Anderson 209 will use the $60,000 for a full rebuild of the existing city-owned BMX track at Spreckels Avenue and Moffat Boulevard.
It will include replacement of dirt corners with asphalted corners as well as a top coat of material sprayed over the dirt to prevent the track from eroding.
The upgrade will also change jump and track configurations to keep up with current trends.
There have been no major renovations at the track since it opened seven years ago.
It also was noted that the track had been eroded by water backing up in the storm retention basin it sits in during this year’s near record rainfall.
While builders are obligated to pay bonus bucks under development agreements they agreed to years ago when they build homes, most developers are no longer offering to pay bonus bucks on new projects. The big exception is Atherton Homes.
Atherton Homes agreed to pay $7,500 for each of the 356 homes the firm will build in Woodward Park I and Woodward Park II. Work has started on the new neighborhood along Pillsbury Road south of Woodward Avenue in southeast Manteca.
When completed, the Woodward Park I and II neighborhoods will have paid the City of Manteca $2,670,000 in bonus bucks.
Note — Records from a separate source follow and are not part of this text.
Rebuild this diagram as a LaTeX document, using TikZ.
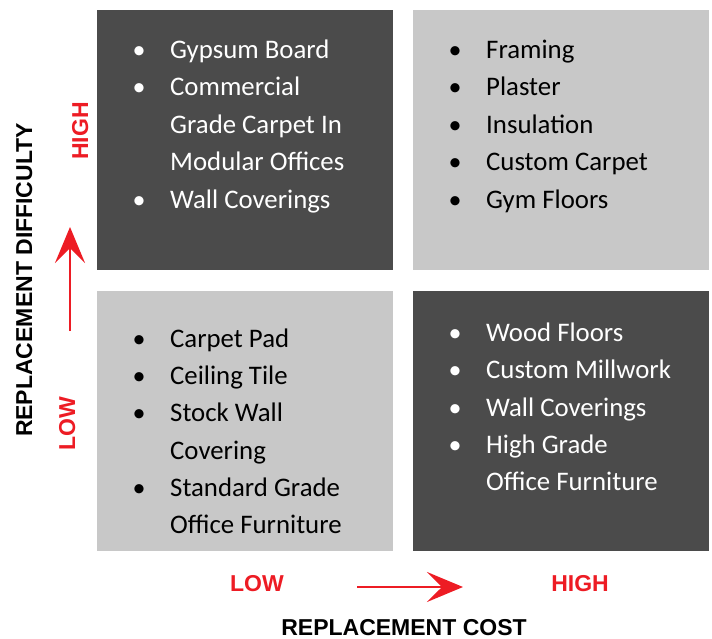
\documentclass[tikz,border=0pt]{standalone}
\usepackage{fontspec}
\setmainfont{Carlito}
\newfontfamily\axisfont{Liberation Sans}
\usetikzlibrary{arrows.meta}

\definecolor{darkbox}{HTML}{4B4B4B}
\definecolor{lightbox}{HTML}{C8C8C8}
\definecolor{axisred}{HTML}{ED1C24}

\begin{document}
\begin{tikzpicture}[x=1pt,y=-1pt,
	itemtext/.style={anchor=base west, inner sep=0pt, font=\fontsize{26.8}{27}\selectfont},
	itemdot/.style={anchor=base, inner sep=0pt, font=\fontsize{26}{27}\selectfont},
	axislabel/.style={anchor=base, inner sep=0pt, text=axisred, font=\axisfont\fontsize{23}{23}\selectfont\bfseries},
	axistitle/.style={anchor=base, inner sep=0pt, font=\axisfont\fontsize{23}{23}\selectfont\bfseries},
	redarrow/.style={axisred, line width=2.5pt, -{Stealth[length=36pt,width=30pt,inset=15pt]}}
	]
\useasboundingbox (0,0) rectangle (712,639);

% the four quadrants
\fill[darkbox] (97,10) rectangle (393,270);
\fill[lightbox] (413,10) rectangle (709,270);
\fill[lightbox] (97,291) rectangle (393,551);
\fill[darkbox] (413,291) rectangle (709,551);

% high difficulty, low cost
\begin{scope}[white]
	\node[itemdot] (d1) at (139,59) {•};
	\node[itemtext] (hl1) at (170,59) {Gypsum Board};
	\node[itemdot] (d2) at (139,96) {•};
	\node[itemtext] (hl2) at (170,96) {Commercial};
	\node[itemtext] (hl3) at (170,133.5) {Grade Carpet In};
	\node[itemtext] (hl4) at (170,171) {Modular Offices};
	\node[itemdot] (d3) at (139,208) {•};
	\node[itemtext] (hl5) at (170,208) {Wall Coverings};
\end{scope}

% high difficulty, high cost
\begin{scope}[black]
	\node[itemdot] (d4) at (455,59) {•};
	\node[itemtext] (hh1) at (486,59) {Framing};
	\node[itemdot] (d5) at (455,96) {•};
	\node[itemtext] (hh2) at (486,96) {Plaster};
	\node[itemdot] (d6) at (455,133.5) {•};
	\node[itemtext] (hh3) at (486,133.5) {Insulation};
	\node[itemdot] (d7) at (455,171) {•};
	\node[itemtext] (hh4) at (486,171) {Custom Carpet};
	\node[itemdot] (d8) at (455,208) {•};
	\node[itemtext] (hh5) at (486,208) {Gym Floors};
\end{scope}

% low difficulty, low cost
\begin{scope}[black]
	\node[itemdot] (d9) at (139,347) {•};
	\node[itemtext] (ll1) at (170,347) {Carpet Pad};
	\node[itemdot] (d10) at (139,384.5) {•};
	\node[itemtext] (ll2) at (170,384.5) {Ceiling Tile};
	\node[itemdot] (d11) at (139,421.5) {•};
	\node[itemtext] (ll3) at (170,421.5) {Stock Wall};
	\node[itemtext] (ll4) at (170,459) {Covering};
	\node[itemdot] (d12) at (139,496) {•};
	\node[itemtext] (ll5) at (170,496) {Standard Grade};
	\node[itemtext] (ll6) at (170,533) {Office Furniture};
\end{scope}

% low difficulty, high cost
\begin{scope}[white]
	\node[itemdot] (d13) at (455,341.5) {•};
	\node[itemtext] (lh1) at (486,341.5) {Wood Floors};
	\node[itemdot] (d14) at (455,378.5) {•};
	\node[itemtext] (lh2) at (486,378.5) {Custom Millwork};
	\node[itemdot] (d15) at (455,416) {•};
	\node[itemtext] (lh3) at (486,416) {Wall Coverings};
	\node[itemdot] (d16) at (455,453) {•};
	\node[itemtext] (lh4) at (486,453) {High Grade};
	\node[itemtext] (lh5) at (486,490) {Office Furniture};
\end{scope}

% vertical axis
\node[axistitle, rotate=90] (ytitle) at (32,280) {REPLACEMENT DIFFICULTY};
\node[axislabel, rotate=90] (yhigh) at (88,131) {HIGH};
\node[axislabel, rotate=90] (ylow) at (75,424) {LOW};
\coordinate (ystart) at (70,331);
\coordinate (yend) at (70,227);
\draw[redarrow] (ystart) -- (yend);

% horizontal axis
\node[axistitle] (xtitle) at (404,635) {REPLACEMENT COST};
\node[axislabel] (xlow) at (257,591) {LOW};
\node[axislabel] (xhigh) at (580,591) {HIGH};
\coordinate (xstart) at (357,587);
\coordinate (xend) at (463,587);
\draw[redarrow] (xstart) -- (xend);
\end{tikzpicture}
\end{document}
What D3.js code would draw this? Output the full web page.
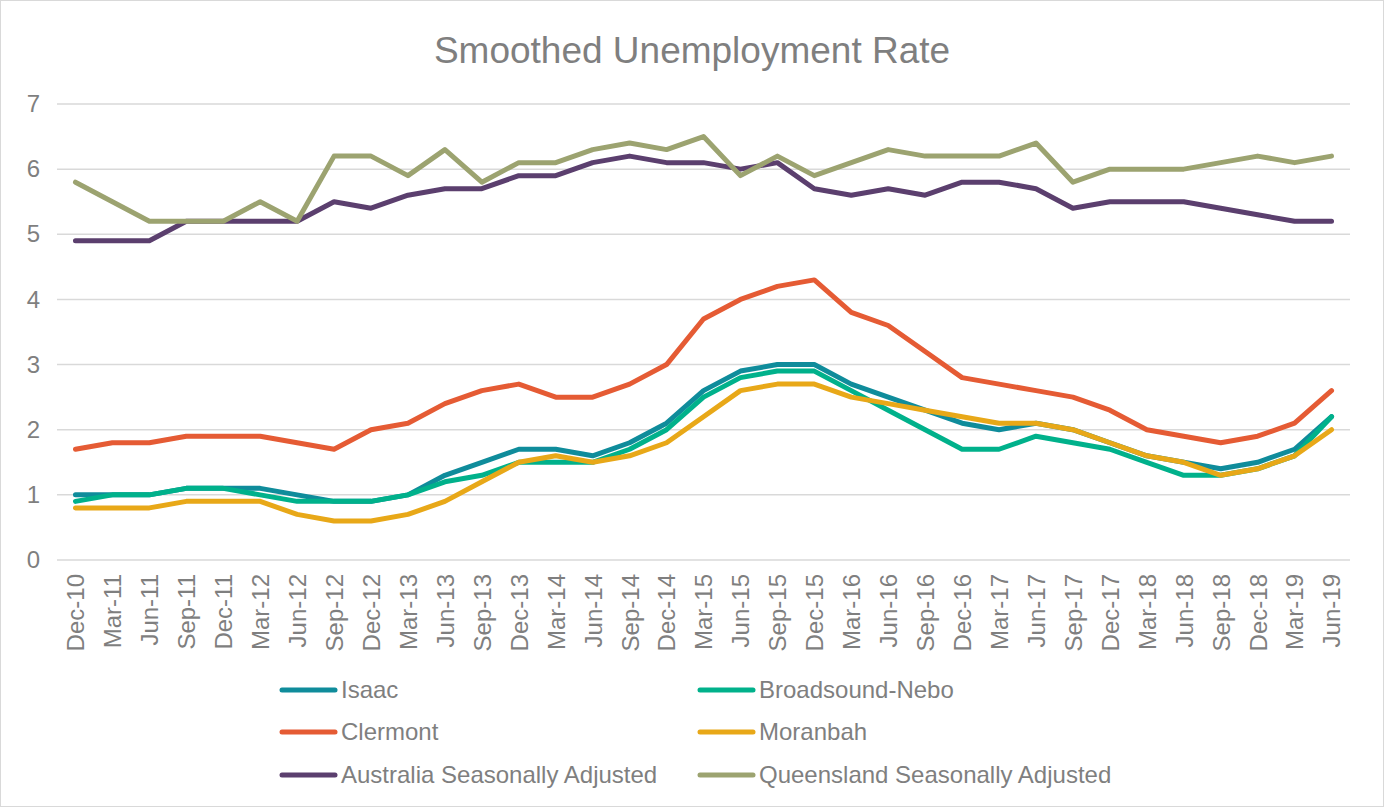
<!DOCTYPE html>
<html><head><meta charset="utf-8">
<script src="https://cdn.jsdelivr.net/npm/d3@7"></script>
<style>body{margin:0;background:#fff;}svg{display:block;font-family:"Liberation Sans",Arial,sans-serif;}</style>
</head><body>
<svg id="chart" width="1384" height="807"></svg>
<script>
const categories = ["Dec-10","Mar-11","Jun-11","Sep-11","Dec-11","Mar-12","Jun-12","Sep-12","Dec-12","Mar-13","Jun-13","Sep-13","Dec-13","Mar-14","Jun-14","Sep-14","Dec-14","Mar-15","Jun-15","Sep-15","Dec-15","Mar-16","Jun-16","Sep-16","Dec-16","Mar-17","Jun-17","Sep-17","Dec-17","Mar-18","Jun-18","Sep-18","Dec-18","Mar-19","Jun-19"];
const isaac = [1.0,1.0,1.0,1.1,1.1,1.1,1.0,0.9,0.9,1.0,1.3,1.5,1.7,1.7,1.6,1.8,2.1,2.6,2.9,3.0,3.0,2.7,2.5,2.3,2.1,2.0,2.1,2.0,1.8,1.6,1.5,1.4,1.5,1.7,2.2];
const broadsoundNebo = [0.9,1.0,1.0,1.1,1.1,1.0,0.9,0.9,0.9,1.0,1.2,1.3,1.5,1.5,1.5,1.7,2.0,2.5,2.8,2.9,2.9,2.6,2.3,2.0,1.7,1.7,1.9,1.8,1.7,1.5,1.3,1.3,1.4,1.6,2.2];
const clermont = [1.7,1.8,1.8,1.9,1.9,1.9,1.8,1.7,2.0,2.1,2.4,2.6,2.7,2.5,2.5,2.7,3.0,3.7,4.0,4.2,4.3,3.8,3.6,3.2,2.8,2.7,2.6,2.5,2.3,2.0,1.9,1.8,1.9,2.1,2.6];
const moranbah = [0.8,0.8,0.8,0.9,0.9,0.9,0.7,0.6,0.6,0.7,0.9,1.2,1.5,1.6,1.5,1.6,1.8,2.2,2.6,2.7,2.7,2.5,2.4,2.3,2.2,2.1,2.1,2.0,1.8,1.6,1.5,1.3,1.4,1.6,2.0];
const australia = [4.9,4.9,4.9,5.2,5.2,5.2,5.2,5.5,5.4,5.6,5.7,5.7,5.9,5.9,6.1,6.2,6.1,6.1,6.0,6.1,5.7,5.6,5.7,5.6,5.8,5.8,5.7,5.4,5.5,5.5,5.5,5.4,5.3,5.2,5.2];
const queensland = [5.8,5.5,5.2,5.2,5.2,5.5,5.2,6.2,6.2,5.9,6.3,5.8,6.1,6.1,6.3,6.4,6.3,6.5,5.9,6.2,5.9,6.1,6.3,6.2,6.2,6.2,6.4,5.8,6.0,6.0,6.0,6.1,6.2,6.1,6.2];
const seriesNames = ["Isaac","Broadsound-Nebo","Clermont","Moranbah","Australia Seasonally Adjusted","Queensland Seasonally Adjusted"];
const seriesColors = ["#0f8c9b","#00b18b","#e55b34","#e8a818","#5b3f6e","#9ca370"];
const yTicks = [0,1,2,3,4,5,6,7];
const title = "Smoothed Unemployment Rate";

const seriesData = [isaac, broadsoundNebo, clermont, moranbah, australia, queensland];
const svg = d3.select("#chart");
svg.append("rect").attr("x",0.5).attr("y",0.5).attr("width",1383).attr("height",806)
  .attr("fill","#fff").attr("stroke","#d9d9d9");

const pLeft = 57, pRight = 1350, pTop = 104, pBottom = 560;
const x = d3.scalePoint().domain(categories).range([pLeft,pRight]).padding(0.5);
const y = d3.scaleLinear().domain([0,7]).range([pBottom,pTop]);
const textColor = "#7f7f7f";

svg.append("text").attr("x",692).attr("y",63).attr("text-anchor","middle")
  .attr("font-size",37).attr("fill",textColor).text(title);

// gridlines
svg.append("g").selectAll("line").data(yTicks).join("line")
  .attr("x1",pLeft).attr("x2",pRight).attr("y1",d=>y(d)).attr("y2",d=>y(d))
  .attr("stroke","#d9d9d9").attr("stroke-width",1.5);

// y axis labels
const yAxis = d3.axisLeft(y).tickValues(yTicks).tickSize(0).tickPadding(0).tickFormat(d3.format("d"));
const gy = svg.append("g").attr("transform",`translate(40,0)`).call(yAxis);
gy.select(".domain").remove();
gy.selectAll("text").attr("font-size",24).attr("fill",textColor).attr("font-family","Liberation Sans, Arial, sans-serif");

// x axis labels
const xAxis = d3.axisBottom(x).tickSize(0).tickPadding(0);
const gx = svg.append("g").attr("transform",`translate(0,${pBottom})`).call(xAxis);
gx.select(".domain").remove();
gx.selectAll("text").attr("font-size",24).attr("fill",textColor)
  .attr("font-family","Liberation Sans, Arial, sans-serif")
  .attr("transform","rotate(-90)").attr("text-anchor","end")
  .attr("x",-14).attr("y",0).attr("dy","0.35em");

// lines
const line = d3.line().x((d,i)=>x(categories[i])).y(d=>y(d));
svg.append("g").selectAll("path").data(seriesData).join("path")
  .attr("d",line).attr("fill","none")
  .attr("stroke",(d,i)=>seriesColors[i]).attr("stroke-width",5)
  .attr("stroke-linejoin","round").attr("stroke-linecap","round");

// legend
const legX = [282, 700], legY = [690, 732, 775];
const lg = svg.append("g").selectAll("g").data(seriesNames).join("g")
  .attr("transform",(d,i)=>`translate(${legX[i%2]},${legY[Math.floor(i/2)]})`);
lg.append("line").attr("x1",0).attr("x2",53).attr("y1",0).attr("y2",0)
  .attr("stroke",(d,i)=>seriesColors[i]).attr("stroke-width",5).attr("stroke-linecap","round");
lg.append("text").attr("x",59).attr("y",0).attr("dy","0.35em")
  .attr("font-size",24).attr("fill",textColor).text(d=>d);
</script>
</body></html>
It was $14 million in bonus bucks that kept the city afloat from 2002 through 2011 when Manteca was failing to run day-to-day government by not spending more money in a given year than they were taking in.
Since 2012, Manteca has been operating without a structured deficit meaning the cost of general services in a given year is covered and then some by revenue received.
The bonus bucks were ballyhooed in 1999 when they were adopted as a way to have growth provide amenities for all of Manteca to share. And they did to a degree. They paid to cover about 60 percent of the Union Road fire station’s cost, built the skate park, paid to install soccer lights at Woodward Park, and place traffic signals along the Tidewater Bikeway among other things.

Overall city
budget at $132M
Manteca’s new general fund budget is at $39.5 million. That is 11.6 percent more than the current fiscal year.
The overall city budget that includes projects funded by growth fees, remaining redevelopment agency funds, state and federal grants, plus landscape maintenance districts as well as the water, sewer and solid waste operations is pegged at $132,365,080 for the 2017-2018 fiscal year. The overall budget included $21,807,480 in spending for capital improvement projects.
The budget includes:
An additional police officer.
$25,000 for the Manteca Mural Society’s veterans’ mural project.
Increases to employee compensation and benefits including a 2 percent increase on Jan. 1, 2018 and the 2 percent reopener as negotiated in the July 1, 2015 to June 30, 2019 bargaining agreements.
Increased contributions to the California Public Employees Retirement System.
Transitioning three police officers from the Public Safety Endowment Fund that is rapidly being depleted to the general fund.
The addition of one parks planning and project supervisor.
$15,000 for the city’s centennial celebration including keys to the city.
$250,000 for the continued subsidy of the recreation fund.
$48,000 for grant writing services.
$62,500 for lobbying efforts.
$20,000 for leadership training for the City Council and new city manager.
Funding for the six firefighters hired by a federal grant that expires Dec. 31, 2017 will be partially picked up by the public safety endowment fund that is projected to have a remaining balance of $2.1 million on June 30. Four of the positions will be covered by the endowment fund. The other two firefighters will be funded through the half cent sales tax as there are two vacant positions that haven’t been filled. The end result will be two less firefighters but no current firefighter would lose their job.
Development service fees will allow the hiring of a plans examiner II and an assistant engineer.